I can barely get updates from lemmy.ml and lemmy.world isn't much better
Beehaw seems to perform okey.
About half of the communities on lemmy.ml I subscribed tomare on "Subscribe Pending" and have been since I started this server.
I've noticed something similar on my instance in some cases as well. Nothing obvious logged as errors either. It just seems like the comment was never sent. In my case cpu is minimal so it doesn't seem like a resource issue on the receiving side.
I suspect it may be a resource issue on the sending side. Potentially, not able to keep up with the number of subscribers. I know there was some discussion from the devs around the number of federation workers needing to be increased to keep up, so another possibility there.
It's definitely problematic though. I was contemplating implementing some kind of resync this entire post and all comments via the Lemmy API to get things back in sync. But, if it is a sending server resource issue, I'm also hesitant to add a bunch more API calls to the mix. I think some kind of resync functionality will be necessary in the end.
I seriously thought I'm alone with this issue, but it seems it's fairly common for people hosting on their own. Same as you guys, it won't sync everything, some communities are even "stuck" with posts from a day back, even though there were many new ones posted.
Kind of off topic question, but I guess it's related? Is there anyone that can't pull a certain community from an instance? I seem to can't pull [email protected] or anything from that community, that includes posts and comments. No matter how many times I try, it won't populate on my instance.
EDIT: Caught this in my logs:
lemmy | 2023-06-20T08:48:21.353798Z ERROR HTTP request{http.method=GET http.scheme="https" http.host=versalife.duckdns.org http.target=/api/v3/ws otel.kind="server" request_id=cf48b226-cba2-434a-8011-12388c351a7c http.status_code=101 otel.status_code="OK"}: lemmy_server::api_routes_websocket: couldnt_find_object: Failed to resolve actor for [email protected]
EDIT2: Apparently it's a known issue with [email protected], and a bug to be fixed in a future release.
I have the exact same issue with my own instance. On the post you mentioned, I'm seeing 383 comments on lemmy.world, but my own instance only shows 128 comments.
I've noticed the same situation in some threads on my own instance too. But I'm under the impression that it might just be backlogged on the responsible instance that's supposed to send out the federated content. I've noticed this when just having my home feed set to New and then suddenly seeing like thirty posts from lemmy.world come across all at once with widely varied timestamps.
I suppose the best way to test if this is the case would be to note down any threads that are missing substantial amounts of comments on your local server and then check back with that thread periodically to see if and when they start to fill in.
Even this post is doing it to me. On your instance this post has 12 comments, on my instance it has 4 comments.
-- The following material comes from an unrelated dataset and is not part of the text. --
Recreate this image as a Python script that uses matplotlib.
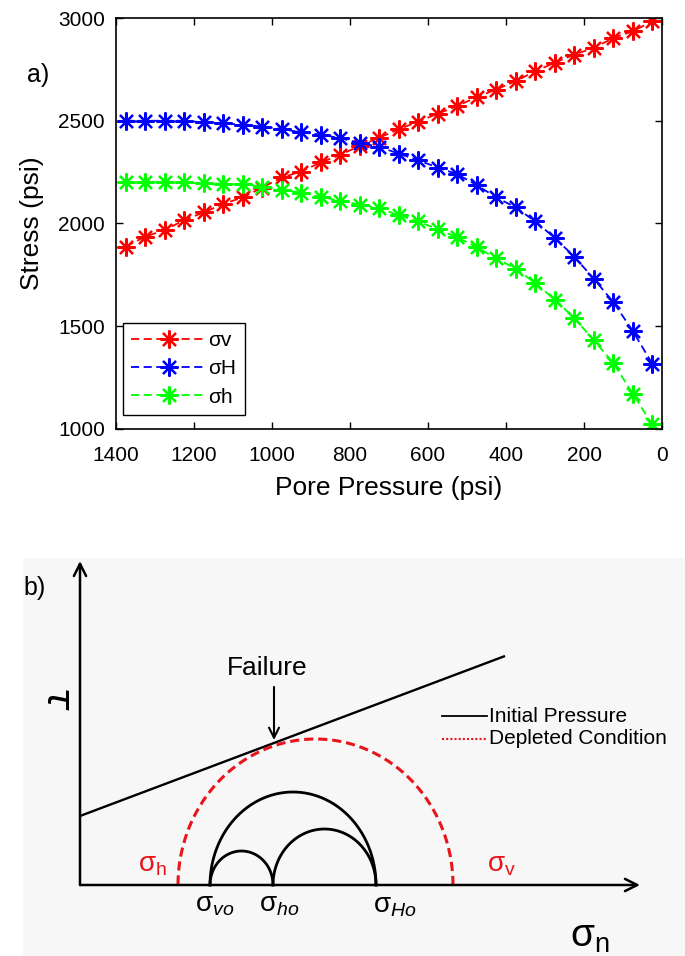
import numpy as np
import matplotlib
matplotlib.use('Agg')
import matplotlib.pyplot as plt
from matplotlib.patches import Rectangle

plt.rcParams['font.family'] = ['Liberation Sans', 'DejaVu Sans']
plt.rcParams['mathtext.fontset'] = 'custom'
plt.rcParams['mathtext.rm'] = 'Liberation Sans'
plt.rcParams['mathtext.it'] = 'Liberation Sans:italic'

# panel a) stresses vs pore pressure
pore_pressure = [1375, 1325, 1275, 1225, 1175, 1125, 1075, 1025, 975, 925,
                 875, 825, 775, 725, 675, 625, 575, 525, 475, 425,
                 375, 325, 275, 225, 175, 125, 75, 25]
sigma_v = [1888, 1936, 1968, 2017, 2054, 2095, 2127, 2175, 2224, 2253,
           2297, 2334, 2378, 2418, 2458, 2496, 2534, 2572, 2615, 2652,
           2693, 2741, 2782, 2822, 2854, 2903, 2935, 2984]
sigma_H = [2500, 2500, 2500, 2500, 2492, 2488, 2480, 2472, 2460, 2443,
           2433, 2415, 2392, 2373, 2340, 2308, 2272, 2240, 2187, 2127,
           2078, 2010, 1930, 1839, 1731, 1618, 1477, 1318]
sigma_h = [2200, 2200, 2200, 2200, 2195, 2193, 2190, 2180, 2165, 2150,
           2130, 2110, 2092, 2075, 2040, 2010, 1972, 1932, 1885, 1830,
           1780, 1710, 1630, 1540, 1432, 1322, 1172, 1022]
series_labels = ['σv', 'σH', 'σh']
series_colors = ['#ff0000', '#0000ff', '#00ff00']

# panel b) schematic Mohr circles (left, right, peak height)
initial_circles = [(130, 193, 34), (193, 296, 56), (130, 296, 93)]
depleted_circle = (98, 373, 146)
envelope_x = [0, 425]
envelope_y = [69, 229]

fig = plt.figure(figsize=(6.85, 9.56), dpi=100)

# ---------------- panel a ----------------
ax = fig.add_axes([116/685, 1 - 429/956, 546/685, 411/956])
for ys, lab, col in zip([sigma_v, sigma_H, sigma_h], series_labels, series_colors):
    ax.plot(pore_pressure, ys, color=col, linestyle=(0, (4.5, 2.5)), linewidth=1.3,
            marker=(8, 2, 0), markersize=13, markeredgewidth=1.6, label=lab)

ax.set_xlim(1400, 0)
ax.set_ylim(1000, 3000)
ax.set_xticks(range(0, 1401, 200))
ax.set_yticks(range(1000, 3001, 500))
ax.tick_params(direction='in', top=True, right=True, length=5, width=1, labelsize=15)
ax.tick_params(axis='x', pad=12)
ax.tick_params(axis='y', pad=8)
for sp in ax.spines.values():
    sp.set_linewidth(1.2)
ax.set_xlabel('Pore Pressure (psi)', fontsize=19, labelpad=8)
ax.set_ylabel('Stress (psi)', fontsize=19, labelpad=10)

leg = ax.legend(loc='lower left', bbox_to_anchor=(0.013, 0.034), borderaxespad=0,
                fontsize=15, handlelength=3.6, handletextpad=0.1, labelspacing=0.45,
                borderpad=0.4, fancybox=False, framealpha=1, edgecolor='black')
leg.get_frame().set_linewidth(1.0)

fig.text(38/685, 1 - 75/956, 'a)', fontsize=18, ha='center', va='center')

# ---------------- panel b ----------------
ax2 = fig.add_axes([0, 0, 1, 1 - 520/956])
ax2.set_xlim(-80, 605)
ax2.set_ylim(-71, 365)
ax2.axis('off')
ax2.add_patch(Rectangle((-57, -71), 662, 398, facecolor='#f7f7f7', edgecolor='none', zorder=0))

arrow_kw = dict(arrowstyle='->', lw=1.8, mutation_scale=22, shrinkA=0, shrinkB=0, color='black')
ax2.annotate('', xy=(0, 324), xytext=(0, 0), arrowprops=arrow_kw)
ax2.annotate('', xy=(560, 0), xytext=(0, 0), arrowprops=arrow_kw)

ax2.plot(envelope_x, envelope_y, color='black', lw=1.7, solid_capstyle='butt')

theta = np.linspace(0, np.pi, 300)
for left, right, h in initial_circles:
    c, r = (left + right) / 2, (right - left) / 2
    ax2.plot(c + r * np.cos(theta), h * np.sin(theta), color='black', lw=2.0)
left, right, h = depleted_circle
c, r = (left + right) / 2, (right - left) / 2
ax2.plot(c + r * np.cos(theta), h * np.sin(theta), color='#e8141b', lw=2.2,
         linestyle=(0, (3, 1.6)))

ax2.text(187, 217, 'Failure', fontsize=19, ha='center', va='center')
ax2.annotate('', xy=(194, 145), xytext=(194, 198),
             arrowprops=dict(arrowstyle='->', lw=1.5, mutation_scale=18,
                             shrinkA=0, shrinkB=0, color='black'))

ax2.plot([362, 407], [169, 169], color='black', lw=1.3)
ax2.text(409, 169, 'Initial Pressure', fontsize=15, ha='left', va='center')
ax2.plot([362, 407], [146, 146], color='#e8141b', lw=1.5, linestyle=(0, (1, 1)))
ax2.text(409, 146, 'Depleted Condition', fontsize=15, ha='left', va='center')

ax2.text(58, 20, r'$\mathrm{\sigma}_\mathrm{h}$', color='#e8141b', fontsize=20, ha='left', va='center')
ax2.text(407, 20, r'$\mathrm{\sigma}_\mathrm{v}$', color='#e8141b', fontsize=20, ha='left', va='center')
ax2.text(115, -20, r'$\mathrm{\sigma}_{vo}$', fontsize=20, ha='left', va='center')
ax2.text(179, -20, r'$\mathrm{\sigma}_{ho}$', fontsize=20, ha='left', va='center')
ax2.text(293, -21, r'$\mathrm{\sigma}_{Ho}$', fontsize=20, ha='left', va='center')
ax2.text(490, -52, r'$\mathrm{\sigma}_\mathrm{n}$', fontsize=28, ha='left', va='center')
ax2.text(-23, 187, r'$\tau$', fontsize=28, rotation=270, ha='center', va='center',
         math_fontfamily='dejavusans')
ax2.text(-45, 297, 'b)', fontsize=18, ha='center', va='center')

fig.savefig('out.png', dpi=100)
I have the same issue and I also get the warning for the expired headers. I have tried increasing the federation.worker_count(to 99999) and nginx workers(to 10000), but the issue still occurs for me.
There is also a lot of missing comments for me on my own instance. Have to view this post on lemmy.world to get all the comments, since there are a lot missing on my own instance.
I've noticed some similar issues on my instance, but I'm wondering if it's related to how much strain is currently on the bigger instances like lemmy.world or beehaw.
From what I read in the troubleshooting guide, if their worker count isn't high enough, the issue can start on their end, too.
Maybe one day the servers will implement a call to backtrack for missing content. Because I could see federation failures like this being a big missing point for wide adoption.
It's possible to do via the API as is if you were to connect to the first instance, then call resolveobject enough times on your home instance if there's a discrepancy. But that would require an individual API call for every missing object, and it would be painful for big instances.
Watching. I’m noticing the same thing on my instance. In fact I don’t see any comments or upvotes coming through. Just the initial post.
Viewing this post on my own instance as well as a few other non-lemmy.world instances shows only 18/19 comments. When I look at it on lemmy.world I see that it has 31. It goes up to 32 when you include this comment so it looks like it probably isn’t a problem on your end.